AU summit concerned about “resurgence” of coups on continent


A weekend African Union (AU) summit in Malabo had at its core stemming “the upsurge of an increasingly worrying situation” as regards issues affecting peace, security, sovereignty and territorial integrity of member countries.

The extraordinary summit on terrorism and unconstitutional changes of government in the Equatorial Guinea capital concerned itself with the expanding threat of terrorism and violent extremism across the continent, including the influx of foreign terrorist fighters, private military companies and mercenaries, the proliferation of armed groups, as well as transnational organised crime.

The summit heard terrorism on the continent increased after 2011 with the Libyan crisis.

This, a statement said opened the way for foreign mercenaries in the Sahel and an influx of terrorist organisations defeated in the Middle East. “Terrorism spread to other parts of the continent. From Libya to Mozambique, Mali, the Gulf of Guinea in West Africa, Somalia, the Sahel, the Lake Chad Basin and eastern DR Congo, the terrorist contagion continues to grow.”

Africa, according to AU Commission chair Moussa Faki Mahamat, “did not wait to react”.

The AU established joint forces to fight terrorism, such as AMISOM/ATMIS in Somalia, the Joint Multinational Force in the Lake Chad Basin, the G5 Sahel Joint Force, the SADC mission in Mozambique (SAMIM) and bilateral initiatives in Mozambique.

The Union reactivated legal instruments to combat terrorism, including the Plan of Action on the Prevention and Combating of Terrorism adopted in 2002, the operational framework of the OAU Convention on Combating Terrorism adopted in 1999 and its Protocol adopted in 2004, the Johannesburg Declaration on the initiative to silence the guns and the AU Roadmap on Practical Measures to Silence the Guns in Africa by 2030.

These initiatives, Moussa Faki noted did not stop terrorism.

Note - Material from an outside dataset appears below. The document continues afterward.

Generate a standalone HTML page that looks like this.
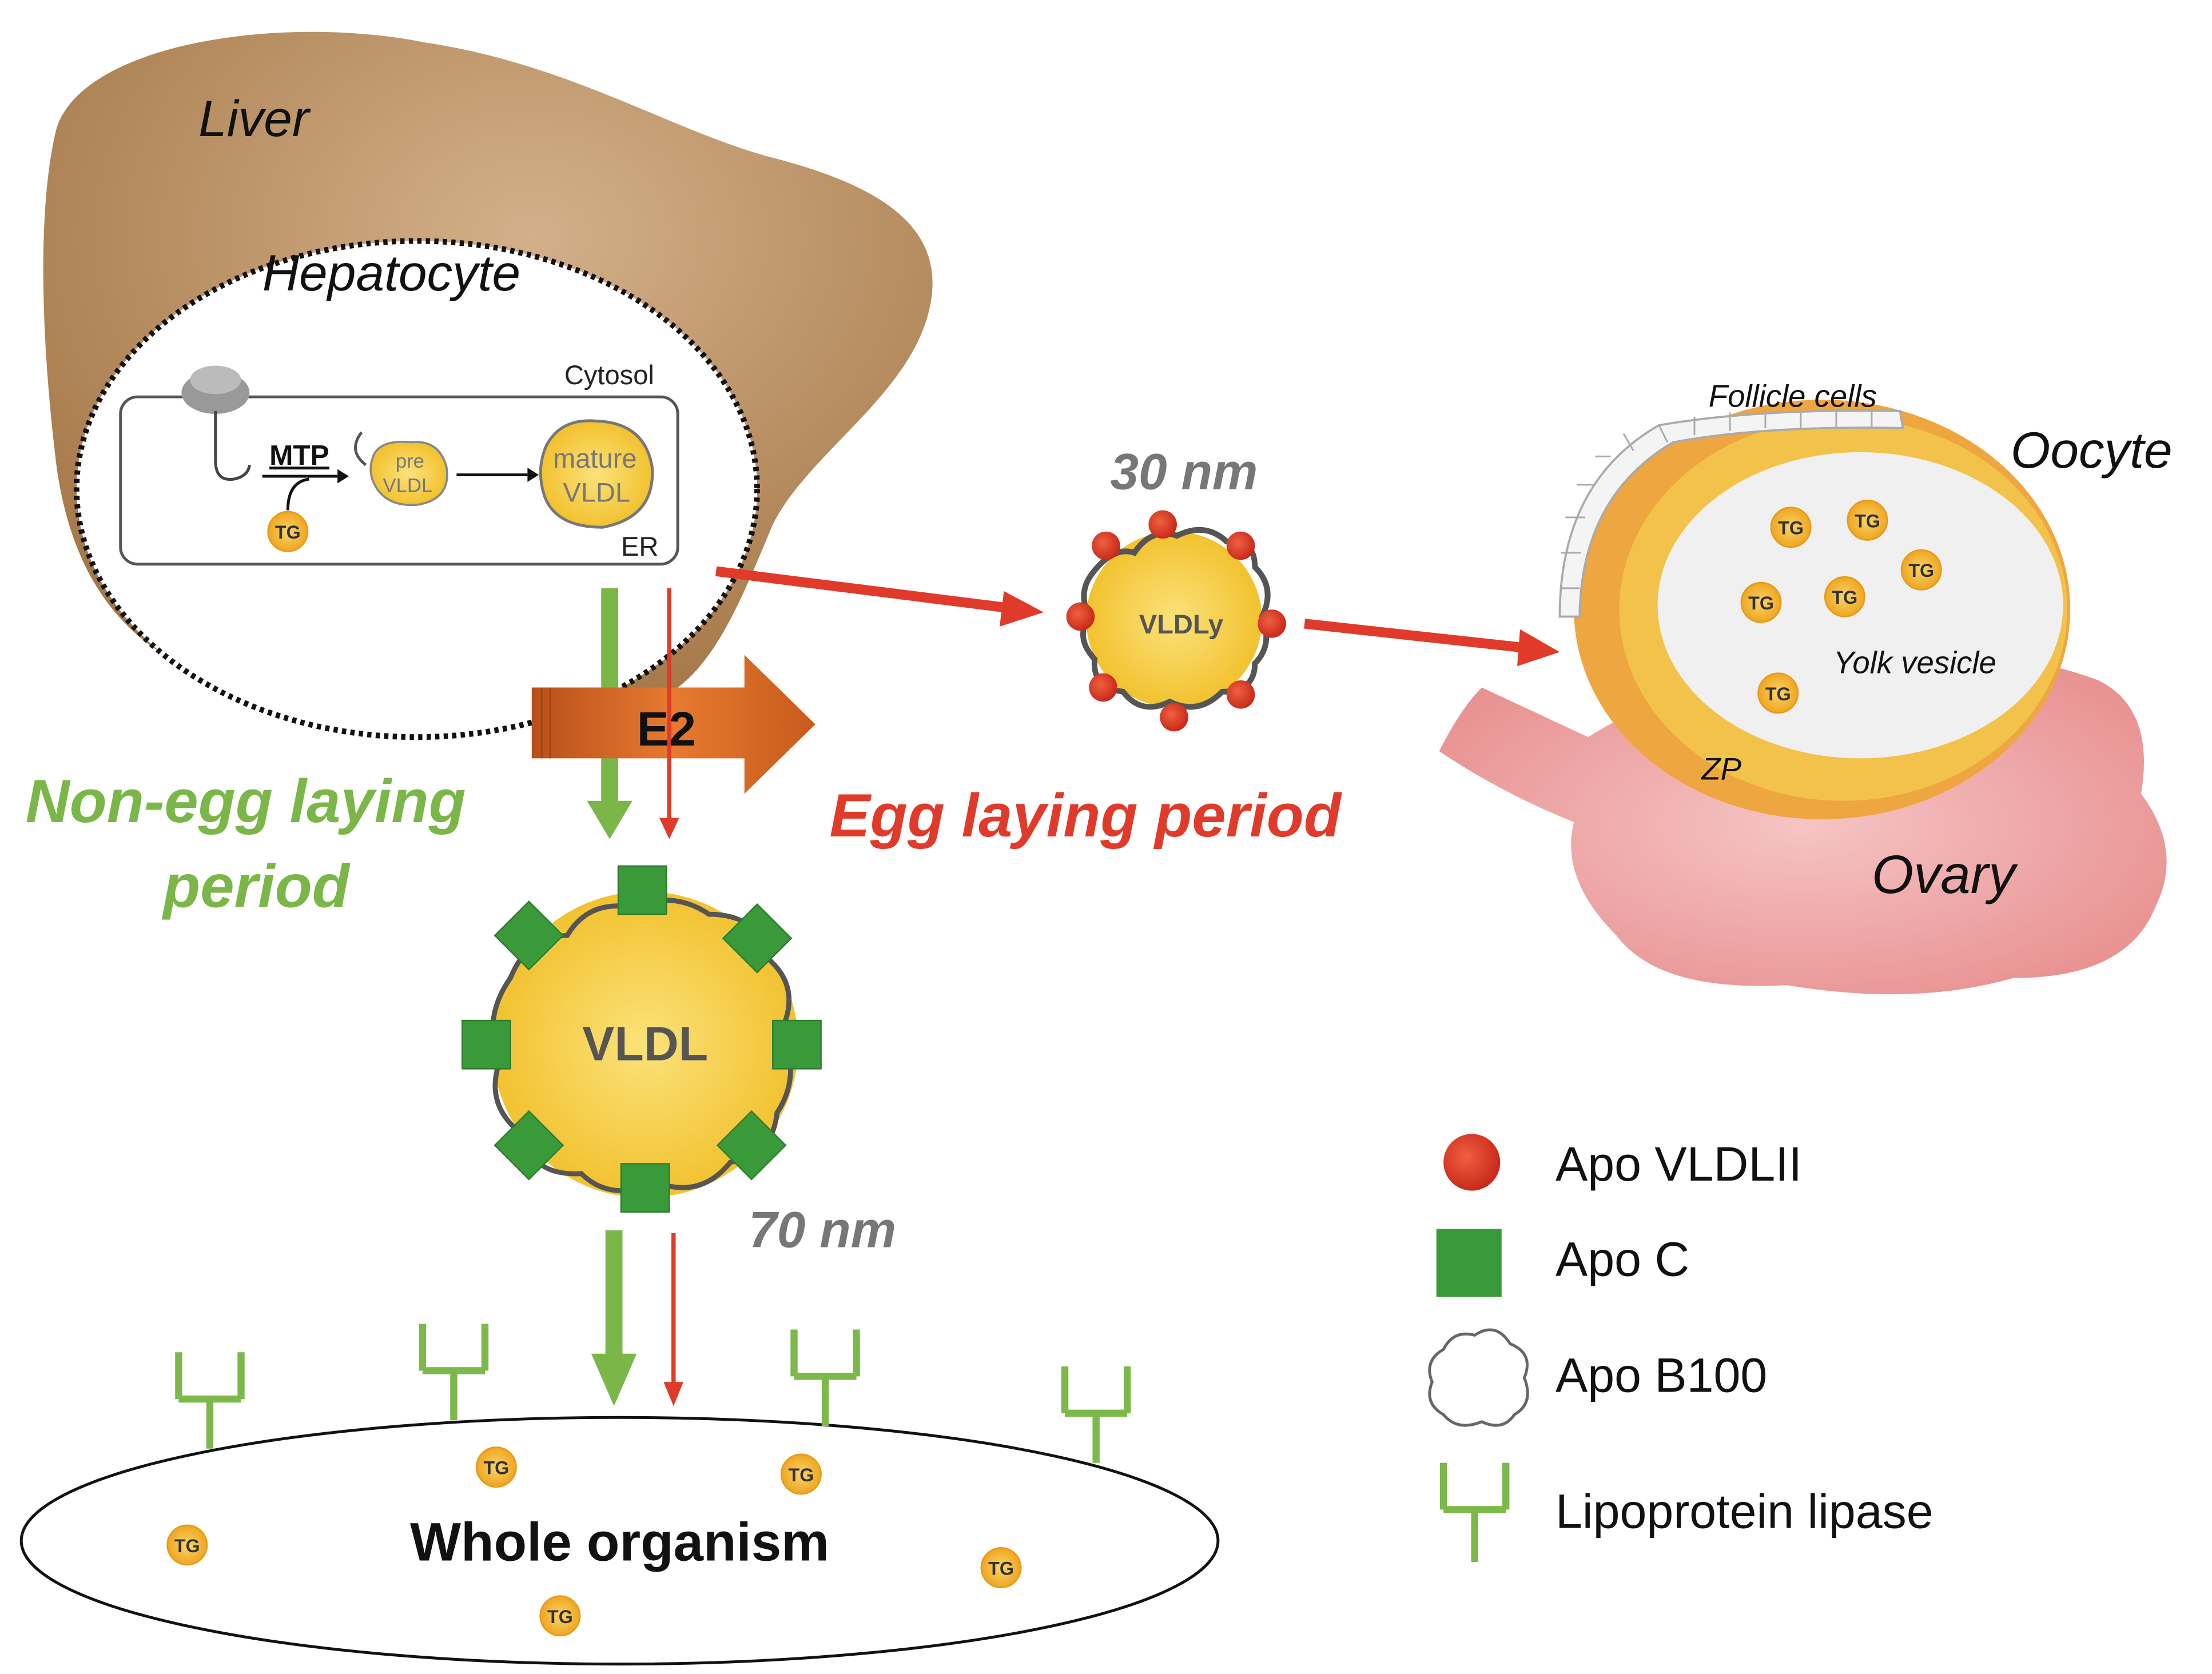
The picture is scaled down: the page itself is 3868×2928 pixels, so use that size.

“It continues to flourish because of a lack of inter-African solidarity with countries fighting terrorism and because we do not honour our own commitments,” he is quoted in the statement as saying.

He gave the example of the African Standby Force not yet operational since its inception adding provision of the necessary means to existing armies, among others, would mean Africa would not depend on foreign forces to fight terrorism. He also noted double standards applied by the international community in confronting challenges of terrorism in Africa vis-a-vis elsewhere in the world.

On the link between terrorism and unconstitutional changes of government Moussa Faki said: “The return in force of military coups in some member states was cause for consternation and concern”.

“We are witnessing resurgence of a practice we thought was gone forever with the advent of a new age, which promised a democratic era. The stability of democratic institutions is a guarantee for economic and social development. Conversely, breaks from democratic processes bring about problems on the continent. Consequently, we need to analyse the causes of the resurgence of military usurpation of power and determine the appropriate therapy.”